Le Conseil d’État estime que ces conditions de vie révèlent, de la part des autorités publiques, une carence de nature à exposer les personnes concernées, de manière caractérisée, à des traitements inhumains ou dégradants. Cette carence porte ainsi une atteinte grave et manifestement illégale à une liberté fondamentale.
Le Conseil d’État souligne qu’il n’appartient pas au juge des référés de remettre en cause le choix des autorités publiques de traiter la situation des migrants présents à Calais en les prenant en charge, sous réserve de la mise en œuvre des procédures d’éloignement du territoire français, dans des structures adaptées à leur situation et situées en dehors du territoire de la commune de Calais dans le but d’éviter que ne s’y reconstitue un afflux incontrôlé de migrants.
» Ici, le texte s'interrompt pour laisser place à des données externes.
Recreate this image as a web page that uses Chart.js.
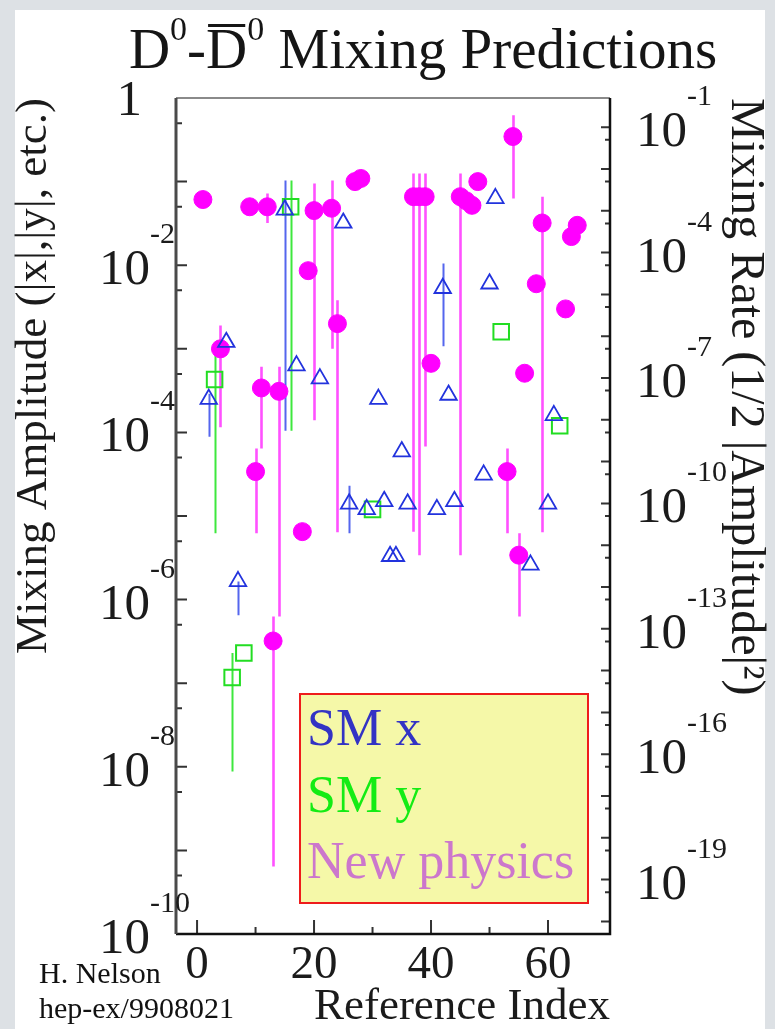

Il juge qu’il appartient néanmoins au juge des référés d’ordonner les mesures urgentes que la situation permet de prendre dans un délai de quarante-huit heures et qui sont nécessaires pour faire cesser, à bref délai, les atteintes graves et manifestement illégales aux libertés fondamentales.
Le Conseil d’État en déduit que c’est à bon droit que le juge des référés du tribunal administratif de Lille a enjoint à l’État et à la commune de Calais, de créer, dans des lieux facilement accessibles aux migrants, à l’extérieur du centre ville de Calais, plusieurs dispositifs d’accès à l’eau leur permettant de boire, de se laver et de laver leurs vêtements, ainsi que des latrines, et d’organiser un dispositif adapté, fixe ou mobile, d’accès à des douches selon des modalités qui devront permettre un accès, à fréquence adaptée, des personnes les plus vulnérables.
Il juge en outre que l’injonction faite au préfet du Pas-de-Calais d’organiser, à destination des migrants qui le souhaitent, des départs depuis la commune de Calais vers les centres d’accueil et d’orientation ouverts sur le territoire français dans lesquels des places sont disponibles, est de nature à éviter que ces migrants s’installent durablement sur le territoire de la commune de Calais dans des conditions méconnaissant le droit de toute personne à ne pas être soumise à des traitements inhumains ou dégradants. Il estime par suite que c’est à bon droit que le juge des référés du tribunal administratif a prononcé cette injonction.
Le Conseil d’État rejette donc les appels du ministre de l’intérieur et de la commune de Calais.
La procédure de référé-liberté :
La procédure de référé liberté, prévue par l’article L. 521-2 du code de justice administrative, permet au juge d’ordonner, dans un délai de quarante-huit heures, toutes mesures nécessaires à la sauvegarde d'une liberté fondamentale à laquelle une administration aurait porté, dans l'exercice d'un de ses pouvoirs, une atteinte grave et manifestement illégale. Pour obtenir satisfaction, le requérant doit justifier d’une situation d’urgence qui nécessite que le juge intervienne dans les quarante-huit heures.